* Begin INFORMATION SHOWN *

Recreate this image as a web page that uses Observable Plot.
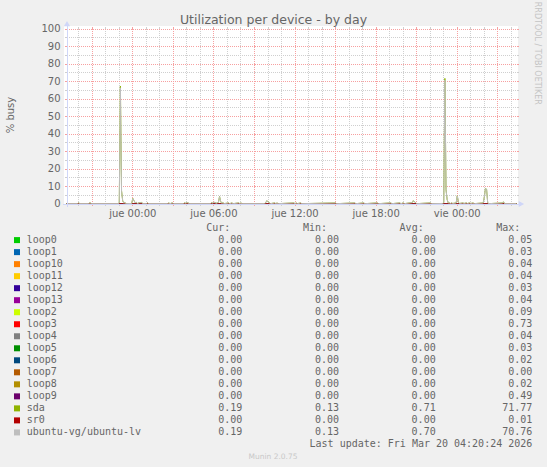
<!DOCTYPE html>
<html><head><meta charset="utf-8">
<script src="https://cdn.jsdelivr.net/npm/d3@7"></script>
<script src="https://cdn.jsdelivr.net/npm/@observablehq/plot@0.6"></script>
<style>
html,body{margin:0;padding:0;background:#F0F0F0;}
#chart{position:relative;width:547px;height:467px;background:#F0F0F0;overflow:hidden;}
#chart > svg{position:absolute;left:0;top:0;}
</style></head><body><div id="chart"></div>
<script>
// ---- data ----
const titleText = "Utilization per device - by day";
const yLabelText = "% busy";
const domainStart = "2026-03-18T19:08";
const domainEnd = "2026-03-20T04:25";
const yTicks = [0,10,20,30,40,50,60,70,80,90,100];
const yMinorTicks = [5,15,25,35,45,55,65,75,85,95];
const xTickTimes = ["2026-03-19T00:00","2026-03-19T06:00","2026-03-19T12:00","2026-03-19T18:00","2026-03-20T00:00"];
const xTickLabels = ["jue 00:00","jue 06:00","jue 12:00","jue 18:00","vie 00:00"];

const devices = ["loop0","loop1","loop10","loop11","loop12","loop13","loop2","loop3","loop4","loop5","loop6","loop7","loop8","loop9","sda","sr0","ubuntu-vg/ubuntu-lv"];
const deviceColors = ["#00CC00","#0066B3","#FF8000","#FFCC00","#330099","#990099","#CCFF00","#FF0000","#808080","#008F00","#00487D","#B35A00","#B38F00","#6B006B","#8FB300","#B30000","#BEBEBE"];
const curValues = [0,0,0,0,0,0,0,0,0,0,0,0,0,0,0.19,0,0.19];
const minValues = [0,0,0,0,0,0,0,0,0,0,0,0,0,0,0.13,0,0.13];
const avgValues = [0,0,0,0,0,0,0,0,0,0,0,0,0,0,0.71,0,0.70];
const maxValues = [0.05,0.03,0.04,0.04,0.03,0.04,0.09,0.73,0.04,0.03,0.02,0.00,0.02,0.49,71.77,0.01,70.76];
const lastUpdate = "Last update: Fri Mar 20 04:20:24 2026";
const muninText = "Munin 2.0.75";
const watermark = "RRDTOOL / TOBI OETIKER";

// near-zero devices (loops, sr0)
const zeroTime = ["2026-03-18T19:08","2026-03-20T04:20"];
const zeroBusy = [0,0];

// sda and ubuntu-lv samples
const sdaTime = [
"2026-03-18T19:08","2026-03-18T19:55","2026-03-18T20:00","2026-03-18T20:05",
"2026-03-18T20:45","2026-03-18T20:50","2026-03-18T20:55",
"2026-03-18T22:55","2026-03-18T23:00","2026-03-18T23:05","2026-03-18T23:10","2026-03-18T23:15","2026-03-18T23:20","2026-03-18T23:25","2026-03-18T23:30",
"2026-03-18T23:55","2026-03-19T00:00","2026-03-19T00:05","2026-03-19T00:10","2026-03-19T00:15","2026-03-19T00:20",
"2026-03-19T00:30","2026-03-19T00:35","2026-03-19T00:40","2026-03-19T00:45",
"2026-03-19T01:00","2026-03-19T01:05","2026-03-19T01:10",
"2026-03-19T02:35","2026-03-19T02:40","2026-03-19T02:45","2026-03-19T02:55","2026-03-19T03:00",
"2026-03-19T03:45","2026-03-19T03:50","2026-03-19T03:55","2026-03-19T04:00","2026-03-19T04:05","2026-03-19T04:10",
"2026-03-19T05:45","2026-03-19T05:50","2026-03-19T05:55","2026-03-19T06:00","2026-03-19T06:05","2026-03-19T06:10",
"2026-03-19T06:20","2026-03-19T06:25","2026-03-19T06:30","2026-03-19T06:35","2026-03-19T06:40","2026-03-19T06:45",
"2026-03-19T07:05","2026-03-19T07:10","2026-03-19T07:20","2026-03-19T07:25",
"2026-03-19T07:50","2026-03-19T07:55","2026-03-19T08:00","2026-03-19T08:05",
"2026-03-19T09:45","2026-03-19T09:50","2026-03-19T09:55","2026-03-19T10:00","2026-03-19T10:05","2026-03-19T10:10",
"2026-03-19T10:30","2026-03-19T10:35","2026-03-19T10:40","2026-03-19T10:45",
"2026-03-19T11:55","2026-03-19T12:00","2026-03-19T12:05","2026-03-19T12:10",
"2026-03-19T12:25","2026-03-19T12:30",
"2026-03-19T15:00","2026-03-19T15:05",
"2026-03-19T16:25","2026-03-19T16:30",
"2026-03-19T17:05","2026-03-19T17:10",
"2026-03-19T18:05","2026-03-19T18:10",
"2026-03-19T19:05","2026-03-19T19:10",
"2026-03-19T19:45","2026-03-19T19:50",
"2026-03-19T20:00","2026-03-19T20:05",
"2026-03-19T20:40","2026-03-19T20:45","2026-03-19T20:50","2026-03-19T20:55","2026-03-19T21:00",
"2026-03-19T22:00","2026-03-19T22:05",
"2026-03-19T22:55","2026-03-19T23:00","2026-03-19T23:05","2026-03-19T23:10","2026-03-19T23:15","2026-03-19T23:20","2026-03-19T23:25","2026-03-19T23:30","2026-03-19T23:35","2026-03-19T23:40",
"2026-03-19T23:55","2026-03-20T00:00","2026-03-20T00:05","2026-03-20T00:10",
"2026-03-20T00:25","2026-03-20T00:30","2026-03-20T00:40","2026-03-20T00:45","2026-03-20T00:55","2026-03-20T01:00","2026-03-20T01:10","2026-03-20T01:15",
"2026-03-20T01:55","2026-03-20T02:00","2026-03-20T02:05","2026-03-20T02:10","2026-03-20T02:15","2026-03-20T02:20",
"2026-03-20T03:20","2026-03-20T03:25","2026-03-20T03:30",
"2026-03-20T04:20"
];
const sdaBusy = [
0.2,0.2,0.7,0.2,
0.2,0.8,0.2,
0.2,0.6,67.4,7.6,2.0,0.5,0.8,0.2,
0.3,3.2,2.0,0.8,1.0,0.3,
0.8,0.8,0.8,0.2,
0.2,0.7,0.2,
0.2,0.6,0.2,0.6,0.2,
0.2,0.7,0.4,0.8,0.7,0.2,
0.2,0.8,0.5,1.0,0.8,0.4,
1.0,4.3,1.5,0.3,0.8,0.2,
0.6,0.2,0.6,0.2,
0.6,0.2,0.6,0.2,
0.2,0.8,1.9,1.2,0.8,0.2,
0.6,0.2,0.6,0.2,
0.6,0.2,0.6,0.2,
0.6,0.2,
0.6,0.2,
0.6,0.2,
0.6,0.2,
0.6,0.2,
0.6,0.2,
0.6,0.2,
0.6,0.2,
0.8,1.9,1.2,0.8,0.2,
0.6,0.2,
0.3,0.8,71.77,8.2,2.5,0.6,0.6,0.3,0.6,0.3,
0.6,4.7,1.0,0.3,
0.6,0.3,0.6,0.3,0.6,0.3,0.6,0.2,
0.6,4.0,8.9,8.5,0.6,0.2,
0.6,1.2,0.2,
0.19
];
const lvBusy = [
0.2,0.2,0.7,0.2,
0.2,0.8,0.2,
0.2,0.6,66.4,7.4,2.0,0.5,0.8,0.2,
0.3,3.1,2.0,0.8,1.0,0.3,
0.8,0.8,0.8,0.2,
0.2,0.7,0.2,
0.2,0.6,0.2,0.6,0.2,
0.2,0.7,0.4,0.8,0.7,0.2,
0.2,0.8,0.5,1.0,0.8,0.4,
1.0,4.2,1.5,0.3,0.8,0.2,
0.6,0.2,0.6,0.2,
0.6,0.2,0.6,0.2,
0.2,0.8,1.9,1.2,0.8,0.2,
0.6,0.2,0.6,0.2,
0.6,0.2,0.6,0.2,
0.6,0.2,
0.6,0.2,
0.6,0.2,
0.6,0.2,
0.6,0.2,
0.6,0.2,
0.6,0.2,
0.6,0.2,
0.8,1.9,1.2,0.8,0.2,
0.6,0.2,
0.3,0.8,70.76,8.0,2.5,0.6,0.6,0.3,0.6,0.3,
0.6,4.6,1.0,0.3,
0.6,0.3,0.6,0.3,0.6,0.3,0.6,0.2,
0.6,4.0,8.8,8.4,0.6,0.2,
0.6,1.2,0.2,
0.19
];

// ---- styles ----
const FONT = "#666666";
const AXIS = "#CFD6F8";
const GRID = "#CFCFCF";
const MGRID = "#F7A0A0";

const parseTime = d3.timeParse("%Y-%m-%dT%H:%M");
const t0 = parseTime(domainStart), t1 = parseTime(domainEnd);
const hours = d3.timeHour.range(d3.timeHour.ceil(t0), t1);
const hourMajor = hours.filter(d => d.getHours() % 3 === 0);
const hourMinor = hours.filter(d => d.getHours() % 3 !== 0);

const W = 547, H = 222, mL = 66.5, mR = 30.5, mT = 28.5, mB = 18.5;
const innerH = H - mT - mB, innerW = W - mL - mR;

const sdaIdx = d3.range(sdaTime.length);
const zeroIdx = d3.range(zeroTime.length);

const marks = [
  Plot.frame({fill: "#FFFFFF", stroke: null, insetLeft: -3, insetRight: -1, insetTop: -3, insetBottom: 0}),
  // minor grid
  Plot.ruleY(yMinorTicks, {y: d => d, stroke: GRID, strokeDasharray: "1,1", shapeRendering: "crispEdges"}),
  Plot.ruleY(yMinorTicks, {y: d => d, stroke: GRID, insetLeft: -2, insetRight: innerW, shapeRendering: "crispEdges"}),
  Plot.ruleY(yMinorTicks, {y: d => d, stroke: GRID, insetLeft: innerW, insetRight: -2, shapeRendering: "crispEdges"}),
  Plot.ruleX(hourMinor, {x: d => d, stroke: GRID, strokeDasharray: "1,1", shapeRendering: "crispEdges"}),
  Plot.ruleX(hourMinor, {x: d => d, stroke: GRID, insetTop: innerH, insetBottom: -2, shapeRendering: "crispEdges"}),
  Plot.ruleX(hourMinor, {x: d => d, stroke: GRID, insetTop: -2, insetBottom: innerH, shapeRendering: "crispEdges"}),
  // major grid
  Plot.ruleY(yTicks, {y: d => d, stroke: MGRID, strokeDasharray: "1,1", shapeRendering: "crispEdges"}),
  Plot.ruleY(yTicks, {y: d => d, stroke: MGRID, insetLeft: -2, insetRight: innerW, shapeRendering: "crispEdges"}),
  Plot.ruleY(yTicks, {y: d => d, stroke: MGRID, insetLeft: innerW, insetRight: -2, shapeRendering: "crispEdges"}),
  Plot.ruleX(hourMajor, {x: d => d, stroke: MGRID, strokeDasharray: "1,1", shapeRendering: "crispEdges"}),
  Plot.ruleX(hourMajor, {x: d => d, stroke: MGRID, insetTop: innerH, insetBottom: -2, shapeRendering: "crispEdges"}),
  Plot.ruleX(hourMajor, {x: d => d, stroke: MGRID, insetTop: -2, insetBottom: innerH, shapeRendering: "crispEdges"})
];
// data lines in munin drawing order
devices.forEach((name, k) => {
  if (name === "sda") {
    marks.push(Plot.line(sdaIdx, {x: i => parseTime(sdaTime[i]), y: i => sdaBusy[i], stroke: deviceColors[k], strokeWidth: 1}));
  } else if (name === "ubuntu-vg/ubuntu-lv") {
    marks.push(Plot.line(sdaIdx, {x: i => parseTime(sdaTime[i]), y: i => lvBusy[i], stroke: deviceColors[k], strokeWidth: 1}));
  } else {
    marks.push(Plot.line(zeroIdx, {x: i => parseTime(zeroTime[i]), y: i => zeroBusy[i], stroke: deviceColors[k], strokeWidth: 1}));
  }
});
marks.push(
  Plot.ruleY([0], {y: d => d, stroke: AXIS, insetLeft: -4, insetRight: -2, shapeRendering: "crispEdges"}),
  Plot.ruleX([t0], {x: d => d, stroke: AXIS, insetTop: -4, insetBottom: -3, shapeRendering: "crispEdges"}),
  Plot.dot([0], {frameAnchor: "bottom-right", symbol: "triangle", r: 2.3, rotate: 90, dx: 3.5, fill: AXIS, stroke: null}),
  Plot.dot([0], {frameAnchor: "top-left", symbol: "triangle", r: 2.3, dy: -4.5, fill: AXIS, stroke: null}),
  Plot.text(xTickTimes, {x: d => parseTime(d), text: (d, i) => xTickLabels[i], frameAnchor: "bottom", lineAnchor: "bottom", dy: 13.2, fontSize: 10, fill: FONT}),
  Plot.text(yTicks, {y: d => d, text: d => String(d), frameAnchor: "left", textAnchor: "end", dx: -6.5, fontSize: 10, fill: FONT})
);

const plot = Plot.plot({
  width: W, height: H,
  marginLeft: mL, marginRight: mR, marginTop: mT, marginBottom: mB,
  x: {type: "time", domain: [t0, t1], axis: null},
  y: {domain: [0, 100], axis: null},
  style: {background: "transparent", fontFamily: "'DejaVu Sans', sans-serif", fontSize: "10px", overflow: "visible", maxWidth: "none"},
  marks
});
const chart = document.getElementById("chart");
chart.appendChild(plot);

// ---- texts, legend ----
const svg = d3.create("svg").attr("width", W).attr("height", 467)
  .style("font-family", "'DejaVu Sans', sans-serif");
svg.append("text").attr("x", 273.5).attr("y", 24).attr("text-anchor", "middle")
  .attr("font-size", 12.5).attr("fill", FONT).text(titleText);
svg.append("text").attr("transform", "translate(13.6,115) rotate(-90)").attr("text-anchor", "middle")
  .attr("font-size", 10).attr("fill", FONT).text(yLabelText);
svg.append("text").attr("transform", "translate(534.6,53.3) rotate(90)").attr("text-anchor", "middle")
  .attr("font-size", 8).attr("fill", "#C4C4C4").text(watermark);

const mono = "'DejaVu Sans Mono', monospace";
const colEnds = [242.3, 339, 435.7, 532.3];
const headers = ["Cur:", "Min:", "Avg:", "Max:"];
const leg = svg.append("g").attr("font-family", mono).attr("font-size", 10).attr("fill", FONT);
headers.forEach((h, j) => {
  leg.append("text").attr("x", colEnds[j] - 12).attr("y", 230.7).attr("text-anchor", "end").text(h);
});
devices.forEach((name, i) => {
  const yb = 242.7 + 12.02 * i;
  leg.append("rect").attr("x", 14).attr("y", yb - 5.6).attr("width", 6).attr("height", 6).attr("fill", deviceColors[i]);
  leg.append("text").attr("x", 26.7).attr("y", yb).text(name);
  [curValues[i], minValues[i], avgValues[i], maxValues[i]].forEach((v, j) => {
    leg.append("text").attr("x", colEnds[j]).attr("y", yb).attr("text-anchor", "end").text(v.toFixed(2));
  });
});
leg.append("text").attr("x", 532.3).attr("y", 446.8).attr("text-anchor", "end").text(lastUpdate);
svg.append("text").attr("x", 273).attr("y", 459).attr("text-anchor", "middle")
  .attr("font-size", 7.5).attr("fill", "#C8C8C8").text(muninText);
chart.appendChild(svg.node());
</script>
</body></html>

* End INFORMATION SHOWN *

• [YOUR OBJECTIVE] Print, exactly as written, the lines above from the first one to the one containing "const zeroBusy = [0,0];". Leave out pictures.

• [RESULT]
Recreate this image as a web page that uses Observable Plot.
<!DOCTYPE html>
<html><head><meta charset="utf-8">
<script src="https://cdn.jsdelivr.net/npm/d3@7"></script>
<script src="https://cdn.jsdelivr.net/npm/@observablehq/plot@0.6"></script>
<style>
html,body{margin:0;padding:0;background:#F0F0F0;}
#chart{position:relative;width:547px;height:467px;background:#F0F0F0;overflow:hidden;}
#chart > svg{position:absolute;left:0;top:0;}
</style></head><body><div id="chart"></div>
<script>
// ---- data ----
const titleText = "Utilization per device - by day";
const yLabelText = "% busy";
const domainStart = "2026-03-18T19:08";
const domainEnd = "2026-03-20T04:25";
const yTicks = [0,10,20,30,40,50,60,70,80,90,100];
const yMinorTicks = [5,15,25,35,45,55,65,75,85,95];
const xTickTimes = ["2026-03-19T00:00","2026-03-19T06:00","2026-03-19T12:00","2026-03-19T18:00","2026-03-20T00:00"];
const xTickLabels = ["jue 00:00","jue 06:00","jue 12:00","jue 18:00","vie 00:00"];

const devices = ["loop0","loop1","loop10","loop11","loop12","loop13","loop2","loop3","loop4","loop5","loop6","loop7","loop8","loop9","sda","sr0","ubuntu-vg/ubuntu-lv"];
const deviceColors = ["#00CC00","#0066B3","#FF8000","#FFCC00","#330099","#990099","#CCFF00","#FF0000","#808080","#008F00","#00487D","#B35A00","#B38F00","#6B006B","#8FB300","#B30000","#BEBEBE"];
const curValues = [0,0,0,0,0,0,0,0,0,0,0,0,0,0,0.19,0,0.19];
const minValues = [0,0,0,0,0,0,0,0,0,0,0,0,0,0,0.13,0,0.13];
const avgValues = [0,0,0,0,0,0,0,0,0,0,0,0,0,0,0.71,0,0.70];
const maxValues = [0.05,0.03,0.04,0.04,0.03,0.04,0.09,0.73,0.04,0.03,0.02,0.00,0.02,0.49,71.77,0.01,70.76];
const lastUpdate = "Last update: Fri Mar 20 04:20:24 2026";
const muninText = "Munin 2.0.75";
const watermark = "RRDTOOL / TOBI OETIKER";

// near-zero devices (loops, sr0)
const zeroTime = ["2026-03-18T19:08","2026-03-20T04:20"];
const zeroBusy = [0,0];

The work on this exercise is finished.